One reason why religious language is peculiar is that the addressee of religious language (God) is special. How do you talk to God? Most people have never seen God or a god and even if they had the superior status of God would require special forms of address. In any case, for most people, language addressed to a god entails speaking to an invisible interlocutor who may or may not respond clearly.
Many religion scholars believe that religious rituals are a major source of the world's religions (i.e., that religion is rooted in ritual). Whether this is the case, there is little doubt that attaining a better understanding of religious rituals may give us a better understanding of religion in general. In recent years, anthropological and cognitive approaches to ritual behaviors and ritual form have registered some remarkable advances (Bloch, 1974; Humphrey & Laidlaw, 1994; Lawson & McCauley, 1990; Lienard & Boyer, 2006; McCauley & Lawson, 2002; Rappaport, 1999; Seaquist, 2006).
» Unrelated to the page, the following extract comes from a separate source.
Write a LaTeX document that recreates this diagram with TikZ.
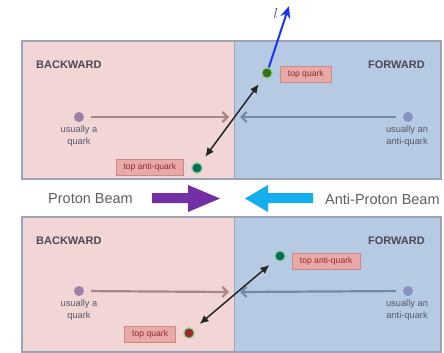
\documentclass[tikz,border=0pt]{standalone}
\usepackage{fontspec}
\setmainfont{Liberation Sans}
\usetikzlibrary{arrows.meta}

\definecolor{bwdbg}{HTML}{F2D6D6}
\definecolor{fwdbg}{HTML}{B6CAE3}
\definecolor{panelline}{HTML}{9AA4B8}
\definecolor{headtxt}{HTML}{4A4A55}
\definecolor{desctxt}{HTML}{55586A}
\definecolor{boxfill}{HTML}{E9A9A9}
\definecolor{boxline}{HTML}{C98A8A}
\definecolor{boxtxt}{HTML}{8A2E2E}
\definecolor{quarkdot}{HTML}{9C80A6}
\definecolor{aquarkdot}{HTML}{8791C4}
\definecolor{quarkline}{HTML}{A88686}
\definecolor{aquarkline}{HTML}{7189AC}
\definecolor{ring}{HTML}{8FD89A}
\definecolor{topgreen}{HTML}{3F6A1E}
\definecolor{topteal}{HTML}{0B6A5C}
\definecolor{topred}{HTML}{9A2A22}
\definecolor{protonarrow}{HTML}{7230A4}
\definecolor{pbararrow}{HTML}{14AEEE}
\definecolor{beamtxt}{HTML}{5E5E62}
\definecolor{leptonblue}{HTML}{1A36F2}
\definecolor{leptontxt}{HTML}{3448B4}

\tikzset{
  panelhead/.style={font=\bfseries\fontsize{11}{13}\selectfont, text=headtxt, inner sep=0pt},
  desc/.style={font=\fontsize{9.3}{12}\selectfont, text=desctxt, align=center, inner sep=0pt},
  qlabel/.style={draw=boxline, line width=0.8pt, fill=boxfill, text=boxtxt,
    font=\fontsize{8.6}{10}\selectfont, minimum height=16pt, inner xsep=7.5pt, inner ysep=0pt},
  partondot/.style={circle, minimum size=10pt, inner sep=0pt},
  topdot/.style={circle, minimum size=10.5pt, inner sep=0pt, draw=ring, line width=1.2pt},
  qflow/.style={draw=quarkline, line width=2.2pt, -{Straight Barb[length=5pt,width=10pt]}, shorten <=7pt},
  aqflow/.style={draw=aquarkline, line width=2.2pt, -{Straight Barb[length=5pt,width=10pt]}, shorten <=7pt},
  pairline/.style={draw=black!85, line width=1.5pt, {Latex[length=9pt,width=8pt]}-{Latex[length=9pt,width=8pt]},
    shorten <=8pt, shorten >=8pt},
  beamtext/.style={font=\fontsize{14.5}{17}\selectfont, text=beamtxt, inner sep=0pt},
}

\begin{document}
\begin{tikzpicture}[x=1pt, y=-1pt]
\useasboundingbox (0,0) rectangle (444,353);

% ---- upper panel ----
\fill[bwdbg] (22,41) rectangle (234,179);
\fill[fwdbg] (234,41) rectangle (441,179);
\draw[panelline, line width=1.2pt] (22,41) rectangle (441,179);
\draw[panelline, line width=1pt] (234,41) -- (234,179);

\node[panelhead, anchor=west] (bw1) at (36,65) {BACKWARD};
\node[panelhead, anchor=east] (fw1) at (425,65) {FORWARD};

\node[partondot, fill=quarkdot] (q1) at (79,117) {};
\node[desc, anchor=north] (q1txt) at (79,126) {usually a\\quark};
\node[partondot, fill=aquarkdot] (a1) at (408,117) {};
\node[desc, anchor=north] (a1txt) at (407,126) {usually an\\anti-quark};
\coordinate (q1end) at (229,117);
\coordinate (a1end) at (240,117);
\draw[qflow] (q1) -- (q1end);
\draw[aqflow] (a1) -- (a1end);

\node[topdot, fill=topgreen] (t1) at (267,73) {};
\node[qlabel, anchor=west] (t1lab) at (280,74) {top quark};
\node[topdot, fill=topteal] (tb1) at (197,168) {};
\node[qlabel, anchor=east] (tb1lab) at (184,167) {top anti-quark};
\draw[pairline] (tb1) -- (t1);

% lepton from the top quark decay
\coordinate (ltip) at (289,6);
\draw[leptonblue, line width=2pt, -{Stealth[length=12pt,width=10pt]}] (t1) -- (ltip);
\node[text=leptontxt, inner sep=0pt] (llab) at (276,14) {\fontsize{14}{14}\selectfont$l$};

% ---- beam directions ----
\node[beamtext, anchor=west] (pbeam) at (48,199) {Proton Beam};
\node[beamtext, anchor=west] (pbbeam) at (325,199) {Anti-Proton Beam};
\fill[protonarrow] (152,193) -- (188,193) -- (188,185) -- (220,198.5) -- (188,212) -- (188,203) -- (152,203) -- cycle;
\fill[pbararrow] (313,193) -- (268,193) -- (268,185) -- (245,198.5) -- (268,212) -- (268,203) -- (313,203) -- cycle;

% ---- lower panel ----
\fill[bwdbg] (22,217) rectangle (234,352);
\fill[fwdbg] (234,217) rectangle (441,352);
\draw[panelline, line width=1.2pt] (22,217) rectangle (441,352);
\draw[panelline, line width=1pt] (234,217) -- (234,352);

\node[panelhead, anchor=west] (bw2) at (36,241) {BACKWARD};
\node[panelhead, anchor=east] (fw2) at (425,241) {FORWARD};

\node[partondot, fill=quarkdot] (q2) at (79,291) {};
\node[desc, anchor=north] (q2txt) at (79,300) {usually a\\quark};
\node[partondot, fill=aquarkdot] (a2) at (408,291) {};
\node[desc, anchor=north] (a2txt) at (407,300) {usually an\\anti-quark};
\coordinate (q2end) at (229,292);
\coordinate (a2end) at (240,292);
\draw[qflow] (q2) -- (q2end);
\draw[aqflow] (a2) -- (a2end);

\node[topdot, fill=topteal] (tb2) at (280,256) {};
\node[qlabel, anchor=west] (tb2lab) at (292,261) {top anti-quark};
\node[topdot, fill=topred] (t2) at (189,333) {};
\node[qlabel, anchor=east] (t2lab) at (176,334) {top quark};
\draw[pairline] (t2) -- (tb2);
\end{tikzpicture}
\end{document}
I will try to build on these advances by systematically examining psychological and cognitive effects of ritual behavior on the individual.
To forecast my conclusions regarding the nature and functions of ritual, I find that, with respect to its effects on the individual, religious rituals often involve a reduction in agency/volition. The individual sets aside his or her own immediate intentions and instead performs actions stipulated by others -- such as gods and ancestors, long ago. Religious rituals also constrain the decentering process in such a way as to facilitate selection of a new more powerful Self. In nonreligious contexts, this reduction in agency and its associated communal actions during ritualistic activities has the overall effect of enhancing cooperative social interactions and reducing the potential for aggression within the group. An example of these sorts of effects is the case of cross-cultural politeness conventions in social interactions. To observe politeness conventions, you put aside your agenda for a moment and perform a ritual display that signals your willingness to consider the other's comfort or point of view.
According to the Tukulor weavers in Africa, weaving has its origins in the spirit world, whence the craft was acquired by an ancestor and handed down to man in the time of myth. The weavers attribute their skill and their designs to knowledge acquired from jinn of the forest. Stout (2002) studied adze makers of the village of Langda in Indonesian Irian Jaya. He found that adze-making skill is acquired through a period of apprenticeship at the feet of a master that may last five years or more. Stout shows that "Adze production is itself a social phenomenon, defined as much by personal and group relations, social norms, and mythic significance as by specific reduction strategies and technical terminology". Religious ritual permeated the lives of traditional peoples and likely permeated the lives of ancestral populations. Given the integration of stone tool-making technologies into the religious rituals of the tribe, it is reasonable to assume that ritual influenced the development of technical intelligence in human beings.
The effects of religious rituals on early hominids and early human beings, therefore, must have been tremendous. These rituals created craftsmen and warriors, they created reverence for traditional ways and a sense of the past, they healed, and they enhanced group cohesion. Ritual was and is central to human life.